Directions for this task:
Reproduce exactly the run of lines from the one containing "Clone this chart in Plotly.js." through the one containing "const il1bIonoErr = [40, 39];". Pictures do not belong in the copy.

Dataset content:
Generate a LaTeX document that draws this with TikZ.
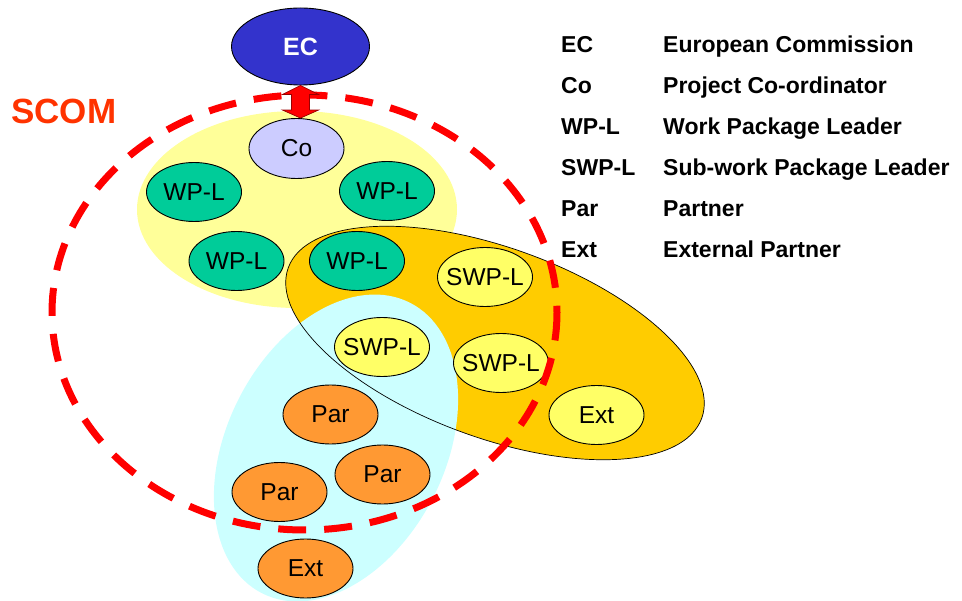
...
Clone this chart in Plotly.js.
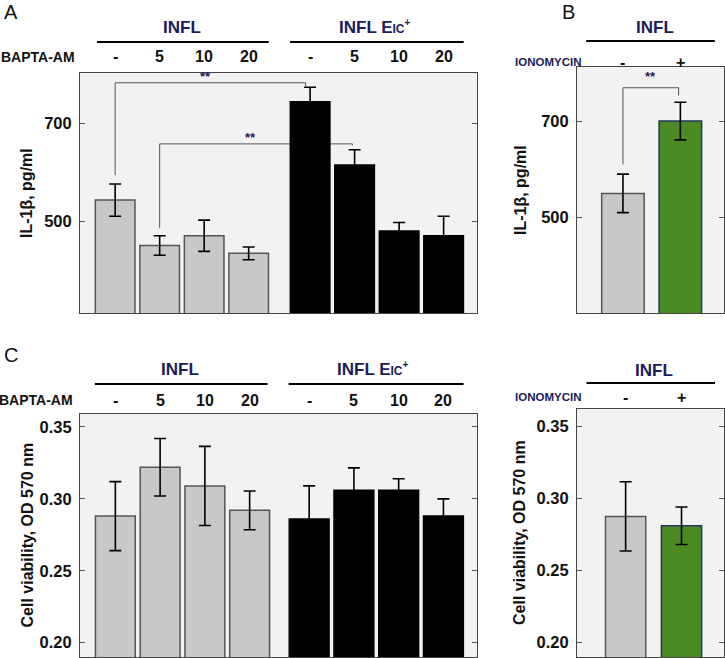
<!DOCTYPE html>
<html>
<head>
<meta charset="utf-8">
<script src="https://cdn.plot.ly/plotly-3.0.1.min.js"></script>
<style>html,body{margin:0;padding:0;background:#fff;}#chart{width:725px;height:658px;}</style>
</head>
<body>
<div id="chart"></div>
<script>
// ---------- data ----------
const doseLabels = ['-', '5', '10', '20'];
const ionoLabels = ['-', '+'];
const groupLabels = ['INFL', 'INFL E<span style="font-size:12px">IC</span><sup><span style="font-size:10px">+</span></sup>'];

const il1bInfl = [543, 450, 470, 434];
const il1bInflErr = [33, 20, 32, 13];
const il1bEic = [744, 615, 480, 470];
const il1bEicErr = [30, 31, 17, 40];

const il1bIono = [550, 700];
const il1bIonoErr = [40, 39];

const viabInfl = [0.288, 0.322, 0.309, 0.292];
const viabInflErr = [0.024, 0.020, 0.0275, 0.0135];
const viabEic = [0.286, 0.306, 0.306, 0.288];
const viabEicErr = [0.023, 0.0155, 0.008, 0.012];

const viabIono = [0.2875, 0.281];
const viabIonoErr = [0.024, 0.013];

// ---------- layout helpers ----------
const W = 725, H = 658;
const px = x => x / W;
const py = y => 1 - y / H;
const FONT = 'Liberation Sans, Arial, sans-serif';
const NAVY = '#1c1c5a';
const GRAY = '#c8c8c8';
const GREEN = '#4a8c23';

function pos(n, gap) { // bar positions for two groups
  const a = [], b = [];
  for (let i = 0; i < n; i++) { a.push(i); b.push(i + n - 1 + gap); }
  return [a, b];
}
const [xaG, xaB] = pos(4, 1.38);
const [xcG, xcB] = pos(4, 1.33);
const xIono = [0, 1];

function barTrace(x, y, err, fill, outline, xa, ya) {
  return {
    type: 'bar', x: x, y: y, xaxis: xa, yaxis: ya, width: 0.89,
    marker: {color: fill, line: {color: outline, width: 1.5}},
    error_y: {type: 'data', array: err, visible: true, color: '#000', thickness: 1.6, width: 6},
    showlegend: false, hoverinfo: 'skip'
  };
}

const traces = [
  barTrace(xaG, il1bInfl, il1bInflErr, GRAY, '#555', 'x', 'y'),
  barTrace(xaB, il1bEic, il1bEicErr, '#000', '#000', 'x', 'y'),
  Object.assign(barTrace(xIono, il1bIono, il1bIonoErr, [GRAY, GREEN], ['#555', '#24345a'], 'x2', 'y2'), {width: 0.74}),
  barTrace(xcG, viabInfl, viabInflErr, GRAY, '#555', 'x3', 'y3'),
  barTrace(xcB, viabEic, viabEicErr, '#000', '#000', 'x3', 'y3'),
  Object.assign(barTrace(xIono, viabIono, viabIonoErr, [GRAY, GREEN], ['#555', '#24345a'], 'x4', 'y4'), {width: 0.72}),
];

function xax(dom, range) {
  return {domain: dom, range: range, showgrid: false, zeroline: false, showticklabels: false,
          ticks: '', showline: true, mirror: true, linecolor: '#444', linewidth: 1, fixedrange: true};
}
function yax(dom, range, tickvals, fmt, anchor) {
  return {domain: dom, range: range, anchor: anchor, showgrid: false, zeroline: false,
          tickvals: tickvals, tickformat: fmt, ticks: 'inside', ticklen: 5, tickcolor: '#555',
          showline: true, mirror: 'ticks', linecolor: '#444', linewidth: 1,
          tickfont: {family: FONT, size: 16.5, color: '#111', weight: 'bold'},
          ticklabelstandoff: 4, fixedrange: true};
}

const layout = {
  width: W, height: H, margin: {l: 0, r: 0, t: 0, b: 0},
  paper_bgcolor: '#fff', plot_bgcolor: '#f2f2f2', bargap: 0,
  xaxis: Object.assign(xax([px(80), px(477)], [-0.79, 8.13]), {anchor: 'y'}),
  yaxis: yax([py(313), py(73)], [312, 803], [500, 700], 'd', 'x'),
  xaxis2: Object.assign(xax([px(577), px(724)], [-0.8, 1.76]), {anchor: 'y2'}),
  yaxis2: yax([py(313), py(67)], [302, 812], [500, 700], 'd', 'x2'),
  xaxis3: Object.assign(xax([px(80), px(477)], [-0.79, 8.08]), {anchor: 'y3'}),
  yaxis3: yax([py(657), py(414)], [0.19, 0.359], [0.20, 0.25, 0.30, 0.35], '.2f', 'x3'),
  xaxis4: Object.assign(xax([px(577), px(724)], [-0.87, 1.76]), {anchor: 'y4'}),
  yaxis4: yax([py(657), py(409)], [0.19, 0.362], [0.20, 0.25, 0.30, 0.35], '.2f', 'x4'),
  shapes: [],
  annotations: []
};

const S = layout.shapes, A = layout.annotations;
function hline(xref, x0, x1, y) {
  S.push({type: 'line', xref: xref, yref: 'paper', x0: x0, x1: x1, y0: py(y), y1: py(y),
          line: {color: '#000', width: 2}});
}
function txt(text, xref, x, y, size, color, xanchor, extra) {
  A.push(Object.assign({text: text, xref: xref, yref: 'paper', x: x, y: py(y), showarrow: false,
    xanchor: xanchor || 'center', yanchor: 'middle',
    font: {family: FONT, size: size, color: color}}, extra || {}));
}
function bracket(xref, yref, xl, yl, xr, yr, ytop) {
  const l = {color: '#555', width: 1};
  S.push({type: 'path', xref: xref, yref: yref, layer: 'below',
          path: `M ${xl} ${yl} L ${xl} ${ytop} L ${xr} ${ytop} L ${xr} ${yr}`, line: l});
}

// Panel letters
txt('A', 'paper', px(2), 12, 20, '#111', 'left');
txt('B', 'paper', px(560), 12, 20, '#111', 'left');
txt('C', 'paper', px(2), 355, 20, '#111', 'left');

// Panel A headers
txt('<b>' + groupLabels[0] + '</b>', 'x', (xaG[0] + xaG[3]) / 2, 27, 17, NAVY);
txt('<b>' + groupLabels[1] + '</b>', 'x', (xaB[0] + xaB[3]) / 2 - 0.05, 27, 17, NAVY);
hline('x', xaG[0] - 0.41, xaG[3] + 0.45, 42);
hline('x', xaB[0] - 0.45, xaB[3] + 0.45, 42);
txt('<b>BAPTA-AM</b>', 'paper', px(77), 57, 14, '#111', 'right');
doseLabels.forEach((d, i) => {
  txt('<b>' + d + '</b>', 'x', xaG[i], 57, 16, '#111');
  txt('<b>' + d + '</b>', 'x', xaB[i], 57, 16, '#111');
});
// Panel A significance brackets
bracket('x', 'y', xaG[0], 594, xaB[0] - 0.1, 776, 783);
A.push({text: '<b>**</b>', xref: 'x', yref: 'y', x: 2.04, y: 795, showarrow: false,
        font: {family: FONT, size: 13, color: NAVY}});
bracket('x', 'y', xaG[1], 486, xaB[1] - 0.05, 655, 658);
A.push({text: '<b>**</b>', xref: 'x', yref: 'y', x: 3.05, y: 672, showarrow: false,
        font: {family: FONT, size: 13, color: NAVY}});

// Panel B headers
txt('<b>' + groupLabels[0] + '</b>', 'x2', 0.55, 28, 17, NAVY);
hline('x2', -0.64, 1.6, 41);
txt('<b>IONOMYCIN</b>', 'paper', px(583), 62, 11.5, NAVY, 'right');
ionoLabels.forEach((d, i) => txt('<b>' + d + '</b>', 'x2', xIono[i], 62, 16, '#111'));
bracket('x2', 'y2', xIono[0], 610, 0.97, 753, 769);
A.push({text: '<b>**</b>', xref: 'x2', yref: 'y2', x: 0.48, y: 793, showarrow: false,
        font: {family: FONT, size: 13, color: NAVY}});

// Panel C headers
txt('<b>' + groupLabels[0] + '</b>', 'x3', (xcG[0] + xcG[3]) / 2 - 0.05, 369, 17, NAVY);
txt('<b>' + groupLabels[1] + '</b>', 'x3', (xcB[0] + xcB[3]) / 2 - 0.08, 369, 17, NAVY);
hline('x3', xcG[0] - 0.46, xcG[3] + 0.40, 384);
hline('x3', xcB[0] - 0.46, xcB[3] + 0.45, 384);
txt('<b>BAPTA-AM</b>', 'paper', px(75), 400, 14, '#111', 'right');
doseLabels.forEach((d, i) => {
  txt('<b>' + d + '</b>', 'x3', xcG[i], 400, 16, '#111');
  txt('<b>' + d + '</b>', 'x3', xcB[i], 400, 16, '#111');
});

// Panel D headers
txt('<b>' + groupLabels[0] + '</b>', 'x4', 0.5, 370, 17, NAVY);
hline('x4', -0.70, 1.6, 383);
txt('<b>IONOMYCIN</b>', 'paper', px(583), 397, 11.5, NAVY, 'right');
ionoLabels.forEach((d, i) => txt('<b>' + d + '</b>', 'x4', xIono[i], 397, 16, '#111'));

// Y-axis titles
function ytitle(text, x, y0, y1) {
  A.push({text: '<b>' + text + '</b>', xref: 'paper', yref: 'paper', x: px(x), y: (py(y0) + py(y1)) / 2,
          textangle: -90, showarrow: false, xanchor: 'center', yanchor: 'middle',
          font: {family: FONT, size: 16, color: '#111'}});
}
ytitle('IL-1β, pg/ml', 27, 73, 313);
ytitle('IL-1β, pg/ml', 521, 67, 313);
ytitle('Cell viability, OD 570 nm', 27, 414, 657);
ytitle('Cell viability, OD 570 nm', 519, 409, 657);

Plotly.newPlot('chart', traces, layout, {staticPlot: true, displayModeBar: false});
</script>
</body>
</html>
--
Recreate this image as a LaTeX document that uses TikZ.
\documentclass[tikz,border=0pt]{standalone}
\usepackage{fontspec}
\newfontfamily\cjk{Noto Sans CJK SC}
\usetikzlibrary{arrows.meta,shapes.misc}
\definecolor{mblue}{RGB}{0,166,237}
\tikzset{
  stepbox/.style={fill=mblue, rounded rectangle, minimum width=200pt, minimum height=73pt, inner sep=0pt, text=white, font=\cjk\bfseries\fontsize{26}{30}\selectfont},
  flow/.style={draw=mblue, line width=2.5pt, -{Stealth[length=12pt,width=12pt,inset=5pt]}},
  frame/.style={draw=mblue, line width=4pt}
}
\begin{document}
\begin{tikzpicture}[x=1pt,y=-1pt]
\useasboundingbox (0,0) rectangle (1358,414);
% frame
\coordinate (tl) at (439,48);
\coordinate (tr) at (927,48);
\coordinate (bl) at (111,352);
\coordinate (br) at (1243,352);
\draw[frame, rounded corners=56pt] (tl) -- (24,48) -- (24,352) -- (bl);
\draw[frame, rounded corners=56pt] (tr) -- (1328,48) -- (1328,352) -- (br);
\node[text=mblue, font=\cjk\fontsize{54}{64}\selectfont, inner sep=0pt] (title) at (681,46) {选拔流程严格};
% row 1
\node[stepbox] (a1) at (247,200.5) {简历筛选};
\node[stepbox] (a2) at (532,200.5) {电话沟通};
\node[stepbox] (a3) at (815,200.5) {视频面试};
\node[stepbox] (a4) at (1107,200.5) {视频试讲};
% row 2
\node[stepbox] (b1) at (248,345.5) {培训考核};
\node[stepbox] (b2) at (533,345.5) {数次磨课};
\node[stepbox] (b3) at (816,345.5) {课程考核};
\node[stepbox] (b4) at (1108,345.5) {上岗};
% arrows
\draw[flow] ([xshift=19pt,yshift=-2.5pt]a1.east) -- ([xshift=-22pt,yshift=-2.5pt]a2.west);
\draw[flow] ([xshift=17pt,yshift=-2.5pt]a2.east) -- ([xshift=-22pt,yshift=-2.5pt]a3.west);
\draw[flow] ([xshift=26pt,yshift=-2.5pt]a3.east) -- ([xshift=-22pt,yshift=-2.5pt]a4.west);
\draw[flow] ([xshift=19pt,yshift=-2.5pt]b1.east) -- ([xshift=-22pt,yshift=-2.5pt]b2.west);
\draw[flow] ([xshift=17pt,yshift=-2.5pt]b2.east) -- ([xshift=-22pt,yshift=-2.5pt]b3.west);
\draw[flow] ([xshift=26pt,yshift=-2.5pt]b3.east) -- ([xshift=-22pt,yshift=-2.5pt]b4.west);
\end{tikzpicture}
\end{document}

Final answer:
Clone this chart in Plotly.js.
<!DOCTYPE html>
<html>
<head>
<meta charset="utf-8">
<script src="https://cdn.plot.ly/plotly-3.0.1.min.js"></script>
<style>html,body{margin:0;padding:0;background:#fff;}#chart{width:725px;height:658px;}</style>
</head>
<body>
<div id="chart"></div>
<script>
// ---------- data ----------
const doseLabels = ['-', '5', '10', '20'];
const ionoLabels = ['-', '+'];
const groupLabels = ['INFL', 'INFL E<span style="font-size:12px">IC</span><sup><span style="font-size:10px">+</span></sup>'];

const il1bInfl = [543, 450, 470, 434];
const il1bInflErr = [33, 20, 32, 13];
const il1bEic = [744, 615, 480, 470];
const il1bEicErr = [30, 31, 17, 40];

const il1bIono = [550, 700];
const il1bIonoErr = [40, 39];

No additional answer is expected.